== Objective ==
What is the number of lines in these entries that include "chart"? Write that number and no other text.

## start Records for processing

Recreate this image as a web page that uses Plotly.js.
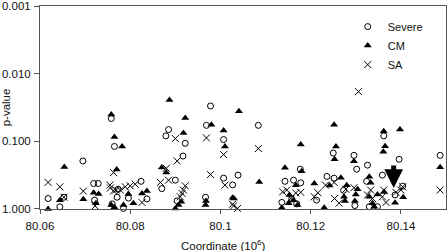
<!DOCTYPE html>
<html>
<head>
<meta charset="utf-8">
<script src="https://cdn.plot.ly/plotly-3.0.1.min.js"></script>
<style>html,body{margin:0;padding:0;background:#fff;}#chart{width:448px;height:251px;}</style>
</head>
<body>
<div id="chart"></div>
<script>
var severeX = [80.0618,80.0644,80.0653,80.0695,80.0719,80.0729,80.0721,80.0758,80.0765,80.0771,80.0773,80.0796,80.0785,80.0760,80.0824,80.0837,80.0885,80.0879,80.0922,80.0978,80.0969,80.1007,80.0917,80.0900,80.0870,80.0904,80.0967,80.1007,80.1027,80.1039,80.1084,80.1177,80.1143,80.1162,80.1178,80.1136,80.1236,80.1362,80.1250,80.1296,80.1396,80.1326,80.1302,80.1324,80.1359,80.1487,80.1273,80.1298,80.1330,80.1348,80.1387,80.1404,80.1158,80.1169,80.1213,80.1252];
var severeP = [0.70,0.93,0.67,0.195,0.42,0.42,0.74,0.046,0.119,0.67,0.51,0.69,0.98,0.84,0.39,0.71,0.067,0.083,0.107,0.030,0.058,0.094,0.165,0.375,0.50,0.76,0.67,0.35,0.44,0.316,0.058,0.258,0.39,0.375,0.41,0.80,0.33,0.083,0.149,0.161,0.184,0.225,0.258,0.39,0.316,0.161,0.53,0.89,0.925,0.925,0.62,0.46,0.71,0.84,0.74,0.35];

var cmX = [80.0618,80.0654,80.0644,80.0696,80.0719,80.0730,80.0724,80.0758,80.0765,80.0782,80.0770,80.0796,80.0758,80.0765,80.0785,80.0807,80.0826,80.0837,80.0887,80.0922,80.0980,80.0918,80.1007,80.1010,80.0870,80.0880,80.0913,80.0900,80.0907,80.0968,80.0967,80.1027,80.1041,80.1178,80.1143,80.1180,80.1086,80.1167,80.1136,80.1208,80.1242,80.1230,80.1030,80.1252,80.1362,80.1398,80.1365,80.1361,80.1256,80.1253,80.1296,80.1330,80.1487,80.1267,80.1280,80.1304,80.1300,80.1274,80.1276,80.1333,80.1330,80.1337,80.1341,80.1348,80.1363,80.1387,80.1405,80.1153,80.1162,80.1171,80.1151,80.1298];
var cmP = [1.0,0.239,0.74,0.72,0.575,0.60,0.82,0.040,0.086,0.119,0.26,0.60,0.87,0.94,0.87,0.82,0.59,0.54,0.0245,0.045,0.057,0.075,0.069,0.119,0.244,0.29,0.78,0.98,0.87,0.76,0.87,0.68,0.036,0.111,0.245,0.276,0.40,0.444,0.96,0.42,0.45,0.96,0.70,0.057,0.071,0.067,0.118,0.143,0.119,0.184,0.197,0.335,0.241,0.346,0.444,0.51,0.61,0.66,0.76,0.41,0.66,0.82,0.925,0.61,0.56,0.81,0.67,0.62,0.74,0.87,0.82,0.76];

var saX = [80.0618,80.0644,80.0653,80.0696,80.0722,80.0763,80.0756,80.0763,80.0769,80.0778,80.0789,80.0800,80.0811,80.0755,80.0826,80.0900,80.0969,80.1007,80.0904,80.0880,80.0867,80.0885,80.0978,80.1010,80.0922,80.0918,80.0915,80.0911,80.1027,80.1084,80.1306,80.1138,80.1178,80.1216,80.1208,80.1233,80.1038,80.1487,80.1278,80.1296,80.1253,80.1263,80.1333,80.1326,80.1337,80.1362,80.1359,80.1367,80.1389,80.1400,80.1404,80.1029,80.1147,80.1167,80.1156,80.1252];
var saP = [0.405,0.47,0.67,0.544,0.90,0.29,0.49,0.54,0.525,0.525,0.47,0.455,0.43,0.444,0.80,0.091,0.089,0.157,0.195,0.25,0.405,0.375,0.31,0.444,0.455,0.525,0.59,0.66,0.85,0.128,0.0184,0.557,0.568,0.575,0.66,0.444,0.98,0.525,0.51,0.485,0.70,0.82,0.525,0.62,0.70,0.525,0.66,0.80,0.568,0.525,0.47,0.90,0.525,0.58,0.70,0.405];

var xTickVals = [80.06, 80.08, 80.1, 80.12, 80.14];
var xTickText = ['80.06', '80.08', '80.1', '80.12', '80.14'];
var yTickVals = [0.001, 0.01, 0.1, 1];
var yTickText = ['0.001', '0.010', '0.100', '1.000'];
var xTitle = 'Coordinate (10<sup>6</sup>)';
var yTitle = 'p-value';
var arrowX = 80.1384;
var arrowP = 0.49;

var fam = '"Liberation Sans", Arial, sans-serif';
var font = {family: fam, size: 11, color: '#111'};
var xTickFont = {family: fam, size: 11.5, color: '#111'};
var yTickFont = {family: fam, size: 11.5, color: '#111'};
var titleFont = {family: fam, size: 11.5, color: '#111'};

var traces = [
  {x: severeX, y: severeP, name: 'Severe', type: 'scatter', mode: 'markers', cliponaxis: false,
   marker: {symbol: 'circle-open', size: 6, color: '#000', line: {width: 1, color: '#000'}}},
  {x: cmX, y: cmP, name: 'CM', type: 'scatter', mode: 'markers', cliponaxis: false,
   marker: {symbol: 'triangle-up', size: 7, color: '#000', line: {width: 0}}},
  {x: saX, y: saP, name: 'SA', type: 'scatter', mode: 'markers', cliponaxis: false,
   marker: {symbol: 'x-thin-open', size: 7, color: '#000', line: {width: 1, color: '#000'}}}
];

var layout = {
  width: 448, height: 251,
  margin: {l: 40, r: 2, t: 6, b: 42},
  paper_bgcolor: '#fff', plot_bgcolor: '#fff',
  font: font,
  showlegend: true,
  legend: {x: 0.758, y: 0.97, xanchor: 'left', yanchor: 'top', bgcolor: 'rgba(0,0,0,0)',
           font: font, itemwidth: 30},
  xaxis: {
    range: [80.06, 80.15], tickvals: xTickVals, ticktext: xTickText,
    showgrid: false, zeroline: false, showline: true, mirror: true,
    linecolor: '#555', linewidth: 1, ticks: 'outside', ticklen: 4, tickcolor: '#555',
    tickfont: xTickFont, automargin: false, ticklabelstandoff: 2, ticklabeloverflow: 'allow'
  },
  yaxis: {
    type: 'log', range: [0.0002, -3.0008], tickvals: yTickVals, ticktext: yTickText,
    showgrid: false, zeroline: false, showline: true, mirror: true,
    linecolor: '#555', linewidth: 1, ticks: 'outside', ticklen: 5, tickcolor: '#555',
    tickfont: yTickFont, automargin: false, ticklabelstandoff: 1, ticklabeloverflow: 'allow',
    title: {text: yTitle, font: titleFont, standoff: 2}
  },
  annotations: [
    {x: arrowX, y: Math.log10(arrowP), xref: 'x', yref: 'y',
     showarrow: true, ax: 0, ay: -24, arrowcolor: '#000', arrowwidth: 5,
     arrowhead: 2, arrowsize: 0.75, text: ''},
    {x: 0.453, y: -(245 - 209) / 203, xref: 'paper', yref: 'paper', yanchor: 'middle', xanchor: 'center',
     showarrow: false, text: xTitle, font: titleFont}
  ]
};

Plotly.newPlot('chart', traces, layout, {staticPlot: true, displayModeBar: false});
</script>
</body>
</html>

## end Records for processing
## start Records for processing

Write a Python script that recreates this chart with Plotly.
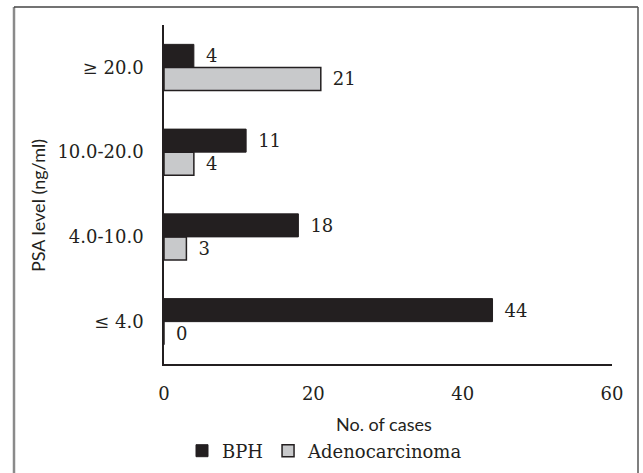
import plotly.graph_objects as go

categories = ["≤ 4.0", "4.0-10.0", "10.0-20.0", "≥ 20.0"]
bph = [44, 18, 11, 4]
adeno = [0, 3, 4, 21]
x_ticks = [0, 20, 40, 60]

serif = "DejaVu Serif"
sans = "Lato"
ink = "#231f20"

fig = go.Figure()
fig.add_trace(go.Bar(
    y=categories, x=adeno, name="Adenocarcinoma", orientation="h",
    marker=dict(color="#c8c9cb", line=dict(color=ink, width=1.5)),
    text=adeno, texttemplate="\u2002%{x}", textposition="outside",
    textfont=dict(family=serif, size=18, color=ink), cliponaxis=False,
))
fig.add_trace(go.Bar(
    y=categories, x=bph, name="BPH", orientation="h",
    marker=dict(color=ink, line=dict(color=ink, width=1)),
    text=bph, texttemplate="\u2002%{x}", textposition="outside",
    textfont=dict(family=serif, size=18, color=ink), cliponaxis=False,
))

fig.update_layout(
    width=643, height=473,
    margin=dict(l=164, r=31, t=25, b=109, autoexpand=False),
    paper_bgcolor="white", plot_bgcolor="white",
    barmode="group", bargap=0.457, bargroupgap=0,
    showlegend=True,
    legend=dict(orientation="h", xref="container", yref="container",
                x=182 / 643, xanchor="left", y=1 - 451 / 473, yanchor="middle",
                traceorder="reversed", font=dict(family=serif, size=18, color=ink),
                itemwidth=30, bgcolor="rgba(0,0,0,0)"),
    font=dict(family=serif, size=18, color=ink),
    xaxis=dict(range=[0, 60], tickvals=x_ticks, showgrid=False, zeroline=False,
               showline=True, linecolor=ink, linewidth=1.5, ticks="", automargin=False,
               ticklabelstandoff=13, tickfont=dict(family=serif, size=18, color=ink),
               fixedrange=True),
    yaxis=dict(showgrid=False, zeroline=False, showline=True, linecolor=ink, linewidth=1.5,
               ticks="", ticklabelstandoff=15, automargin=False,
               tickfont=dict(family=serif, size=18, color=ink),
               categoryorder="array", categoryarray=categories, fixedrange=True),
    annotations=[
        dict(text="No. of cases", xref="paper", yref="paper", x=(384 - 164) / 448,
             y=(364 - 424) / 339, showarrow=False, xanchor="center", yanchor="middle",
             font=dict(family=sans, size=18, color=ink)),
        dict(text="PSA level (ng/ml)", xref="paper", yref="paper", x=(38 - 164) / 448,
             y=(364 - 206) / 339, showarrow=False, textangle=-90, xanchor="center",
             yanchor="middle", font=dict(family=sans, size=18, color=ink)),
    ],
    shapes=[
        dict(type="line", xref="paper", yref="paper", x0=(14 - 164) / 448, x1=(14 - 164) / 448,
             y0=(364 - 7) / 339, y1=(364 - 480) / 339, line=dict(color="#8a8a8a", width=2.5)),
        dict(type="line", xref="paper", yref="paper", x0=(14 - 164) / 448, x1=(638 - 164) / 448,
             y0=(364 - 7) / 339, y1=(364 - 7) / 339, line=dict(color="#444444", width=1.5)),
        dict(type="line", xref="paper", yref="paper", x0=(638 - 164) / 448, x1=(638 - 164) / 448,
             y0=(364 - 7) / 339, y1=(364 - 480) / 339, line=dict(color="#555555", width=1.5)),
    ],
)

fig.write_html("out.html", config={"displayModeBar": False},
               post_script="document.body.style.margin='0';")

## end Records for processing
## start Records for processing

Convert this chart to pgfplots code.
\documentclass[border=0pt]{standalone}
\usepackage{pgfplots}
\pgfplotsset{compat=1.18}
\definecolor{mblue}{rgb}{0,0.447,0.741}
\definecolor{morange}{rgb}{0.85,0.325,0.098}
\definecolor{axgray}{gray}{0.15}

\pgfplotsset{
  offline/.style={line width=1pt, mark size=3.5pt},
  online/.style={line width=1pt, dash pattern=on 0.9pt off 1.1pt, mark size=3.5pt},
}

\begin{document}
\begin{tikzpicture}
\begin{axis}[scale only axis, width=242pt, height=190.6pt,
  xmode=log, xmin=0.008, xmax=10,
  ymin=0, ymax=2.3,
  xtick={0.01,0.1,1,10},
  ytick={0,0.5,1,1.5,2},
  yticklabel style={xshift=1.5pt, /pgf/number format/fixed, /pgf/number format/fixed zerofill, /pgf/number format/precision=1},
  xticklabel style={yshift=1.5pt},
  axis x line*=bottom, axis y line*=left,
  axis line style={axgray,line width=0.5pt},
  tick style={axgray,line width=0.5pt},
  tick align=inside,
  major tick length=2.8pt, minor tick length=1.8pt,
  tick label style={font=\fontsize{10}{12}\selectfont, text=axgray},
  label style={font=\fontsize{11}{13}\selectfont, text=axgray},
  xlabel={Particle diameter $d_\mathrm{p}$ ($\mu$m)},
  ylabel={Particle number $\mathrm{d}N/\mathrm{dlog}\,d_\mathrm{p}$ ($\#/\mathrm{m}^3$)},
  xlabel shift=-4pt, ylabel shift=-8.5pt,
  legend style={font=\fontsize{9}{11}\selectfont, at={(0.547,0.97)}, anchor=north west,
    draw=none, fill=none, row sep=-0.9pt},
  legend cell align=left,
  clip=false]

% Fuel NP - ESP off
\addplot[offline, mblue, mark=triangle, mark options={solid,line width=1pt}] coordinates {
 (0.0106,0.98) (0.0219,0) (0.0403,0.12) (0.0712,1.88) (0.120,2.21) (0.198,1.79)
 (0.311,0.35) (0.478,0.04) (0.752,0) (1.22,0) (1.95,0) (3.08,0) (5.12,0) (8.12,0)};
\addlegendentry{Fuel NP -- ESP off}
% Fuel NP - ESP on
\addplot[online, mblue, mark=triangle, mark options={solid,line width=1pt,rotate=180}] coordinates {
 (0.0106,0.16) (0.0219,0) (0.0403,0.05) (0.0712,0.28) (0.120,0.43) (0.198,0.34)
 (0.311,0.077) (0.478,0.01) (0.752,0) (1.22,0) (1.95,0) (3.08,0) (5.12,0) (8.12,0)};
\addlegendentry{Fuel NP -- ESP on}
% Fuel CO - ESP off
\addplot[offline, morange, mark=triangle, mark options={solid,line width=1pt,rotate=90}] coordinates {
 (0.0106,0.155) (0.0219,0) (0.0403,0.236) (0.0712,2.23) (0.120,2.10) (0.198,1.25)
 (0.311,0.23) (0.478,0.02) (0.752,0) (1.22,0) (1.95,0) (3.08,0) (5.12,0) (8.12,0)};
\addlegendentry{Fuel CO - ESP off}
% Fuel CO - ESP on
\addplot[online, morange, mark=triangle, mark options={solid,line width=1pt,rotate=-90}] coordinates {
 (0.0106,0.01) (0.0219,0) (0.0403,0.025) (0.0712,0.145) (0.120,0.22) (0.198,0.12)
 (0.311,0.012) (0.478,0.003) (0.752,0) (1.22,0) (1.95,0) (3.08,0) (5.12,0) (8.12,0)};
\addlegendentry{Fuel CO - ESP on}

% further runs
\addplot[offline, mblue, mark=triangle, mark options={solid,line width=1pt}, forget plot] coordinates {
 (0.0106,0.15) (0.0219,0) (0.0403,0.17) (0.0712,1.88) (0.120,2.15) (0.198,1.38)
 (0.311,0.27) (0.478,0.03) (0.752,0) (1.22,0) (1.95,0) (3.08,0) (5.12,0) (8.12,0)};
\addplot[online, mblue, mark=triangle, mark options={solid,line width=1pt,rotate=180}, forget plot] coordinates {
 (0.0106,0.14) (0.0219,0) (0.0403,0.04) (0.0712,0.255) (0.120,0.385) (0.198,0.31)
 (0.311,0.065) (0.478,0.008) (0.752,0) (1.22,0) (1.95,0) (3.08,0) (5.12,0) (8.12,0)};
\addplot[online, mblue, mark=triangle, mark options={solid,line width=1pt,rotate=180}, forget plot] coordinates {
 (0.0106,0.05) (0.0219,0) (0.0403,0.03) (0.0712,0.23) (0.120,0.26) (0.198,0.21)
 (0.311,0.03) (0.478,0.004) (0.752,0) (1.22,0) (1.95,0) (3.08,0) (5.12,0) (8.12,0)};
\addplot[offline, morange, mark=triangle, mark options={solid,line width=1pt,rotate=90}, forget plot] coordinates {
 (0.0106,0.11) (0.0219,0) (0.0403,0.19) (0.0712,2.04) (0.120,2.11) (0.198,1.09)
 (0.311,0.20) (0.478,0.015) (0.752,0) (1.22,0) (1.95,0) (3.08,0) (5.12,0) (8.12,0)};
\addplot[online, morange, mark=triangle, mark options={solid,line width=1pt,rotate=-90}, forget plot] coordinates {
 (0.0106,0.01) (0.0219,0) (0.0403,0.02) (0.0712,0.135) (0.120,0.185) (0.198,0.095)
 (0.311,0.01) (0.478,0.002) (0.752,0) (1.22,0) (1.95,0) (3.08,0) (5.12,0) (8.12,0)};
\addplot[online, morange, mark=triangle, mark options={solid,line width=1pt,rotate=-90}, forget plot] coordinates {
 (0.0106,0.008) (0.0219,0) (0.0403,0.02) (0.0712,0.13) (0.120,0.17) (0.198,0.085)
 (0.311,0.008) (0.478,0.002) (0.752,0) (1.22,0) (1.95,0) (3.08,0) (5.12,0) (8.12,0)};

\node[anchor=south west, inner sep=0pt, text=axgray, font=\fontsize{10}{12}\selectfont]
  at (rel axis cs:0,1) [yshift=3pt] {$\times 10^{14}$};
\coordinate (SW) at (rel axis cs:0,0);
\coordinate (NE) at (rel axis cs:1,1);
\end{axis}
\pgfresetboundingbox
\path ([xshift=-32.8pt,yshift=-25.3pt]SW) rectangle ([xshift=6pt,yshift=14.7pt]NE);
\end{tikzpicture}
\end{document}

## end Records for processing

== Exercise output ==
5